## What to do
Set the listing down unchanged, minus every embedded image.

## Information provided
━━━━━━━━
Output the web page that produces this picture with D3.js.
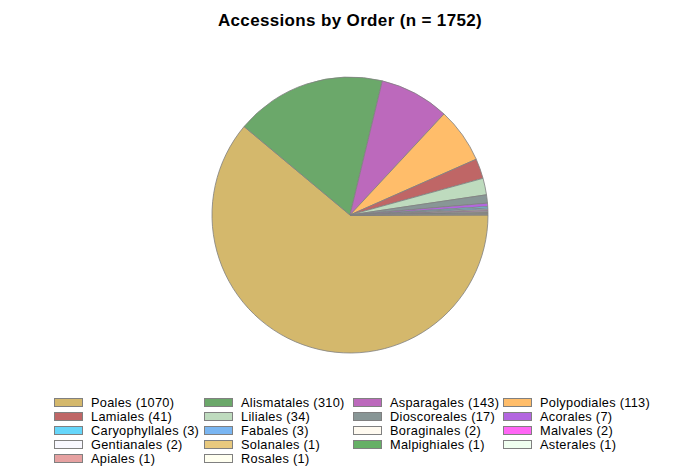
<!DOCTYPE html>
<html><head><meta charset="utf-8">
<script src="https://cdn.jsdelivr.net/npm/d3@7"></script>
<style>body{margin:0;background:#fff}</style>
</head><body>
<svg id="c" width="700" height="476"></svg>
<script>
const categories = ["Poales","Alismatales","Asparagales","Polypodiales","Lamiales","Liliales","Dioscoreales","Acorales","Caryophyllales","Fabales","Boraginales","Malvales","Gentianales","Solanales","Malpighiales","Asterales","Apiales","Rosales"];
const counts = [1070,310,143,113,41,34,17,7,3,3,2,2,2,1,1,1,1,1];
const colors = ["#D4B86C","#6BA86A","#BC69BC","#FFBD6A","#BF6666","#BEDBBE","#889696","#B366E0","#66D6FA","#7AB6F2","#FFFAF0","#FF66F5","#F8F8FF","#E8C97E","#66B066","#F0FFF0","#E6A1A1","#FFFFF0"];
const title = "Accessions by Order (n = 1752)";

const svg = d3.select("#c");
const font = "Liberation Sans, Arial, sans-serif";
svg.append("text").attr("x",350).attr("y",26).attr("text-anchor","middle")
  .attr("font-family",font).attr("font-weight","bold").attr("font-size",17)
  .attr("letter-spacing",0.35).text(title);

const data = categories.map((c,i)=>({name:c,value:counts[i],color:colors[i]}));
const pie = d3.pie().value(d=>d.value).sort(null)
  .startAngle(Math.PI/2).endAngle(Math.PI/2 + 2*Math.PI);
const arc = d3.arc().innerRadius(0).outerRadius(138);
const g = svg.append("g").attr("transform","translate(350,215)");
g.selectAll("path").data(pie(data)).join("path")
  .attr("d",arc).attr("fill",d=>d.data.color)
  .attr("stroke","#808080").attr("stroke-width",0.8);

const colX = [54,204,353,503];
const rowY0 = 398, rowH = 14;
const leg = svg.append("g");
data.forEach((d,i)=>{
  const c = i%4, r = Math.floor(i/4);
  const x = colX[c], y = rowY0 + r*rowH;
  leg.append("rect").attr("x",x+0.5).attr("y",y+0.5).attr("width",28).attr("height",8)
    .attr("fill",d.color).attr("stroke","#808080").attr("stroke-width",1);
  leg.append("text").attr("x",x+37).attr("y",y+9)
    .attr("font-family",font).attr("font-size",12.75).attr("letter-spacing",0.3).attr("fill","#000")
    .text(`${d.name} (${d.value})`);
});
</script>
</body></html>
━━━━━━━━
## Finished task
Output the web page that produces this picture with D3.js.
<!DOCTYPE html>
<html><head><meta charset="utf-8">
<script src="https://cdn.jsdelivr.net/npm/d3@7"></script>
<style>body{margin:0;background:#fff}</style>
</head><body>
<svg id="c" width="700" height="476"></svg>
<script>
const categories = ["Poales","Alismatales","Asparagales","Polypodiales","Lamiales","Liliales","Dioscoreales","Acorales","Caryophyllales","Fabales","Boraginales","Malvales","Gentianales","Solanales","Malpighiales","Asterales","Apiales","Rosales"];
const counts = [1070,310,143,113,41,34,17,7,3,3,2,2,2,1,1,1,1,1];
const colors = ["#D4B86C","#6BA86A","#BC69BC","#FFBD6A","#BF6666","#BEDBBE","#889696","#B366E0","#66D6FA","#7AB6F2","#FFFAF0","#FF66F5","#F8F8FF","#E8C97E","#66B066","#F0FFF0","#E6A1A1","#FFFFF0"];
const title = "Accessions by Order (n = 1752)";

const svg = d3.select("#c");
const font = "Liberation Sans, Arial, sans-serif";
svg.append("text").attr("x",350).attr("y",26).attr("text-anchor","middle")
  .attr("font-family",font).attr("font-weight","bold").attr("font-size",17)
  .attr("letter-spacing",0.35).text(title);

const data = categories.map((c,i)=>({name:c,value:counts[i],color:colors[i]}));
const pie = d3.pie().value(d=>d.value).sort(null)
  .startAngle(Math.PI/2).endAngle(Math.PI/2 + 2*Math.PI);
const arc = d3.arc().innerRadius(0).outerRadius(138);
const g = svg.append("g").attr("transform","translate(350,215)");
g.selectAll("path").data(pie(data)).join("path")
  .attr("d",arc).attr("fill",d=>d.data.color)
  .attr("stroke","#808080").attr("stroke-width",0.8);

const colX = [54,204,353,503];
const rowY0 = 398, rowH = 14;
const leg = svg.append("g");
data.forEach((d,i)=>{
  const c = i%4, r = Math.floor(i/4);
  const x = colX[c], y = rowY0 + r*rowH;
  leg.append("rect").attr("x",x+0.5).attr("y",y+0.5).attr("width",28).attr("height",8)
    .attr("fill",d.color).attr("stroke","#808080").attr("stroke-width",1);
  leg.append("text").attr("x",x+37).attr("y",y+9)
    .attr("font-family",font).attr("font-size",12.75).attr("letter-spacing",0.3).attr("fill","#000")
    .text(`${d.name} (${d.value})`);
});
</script>
</body></html>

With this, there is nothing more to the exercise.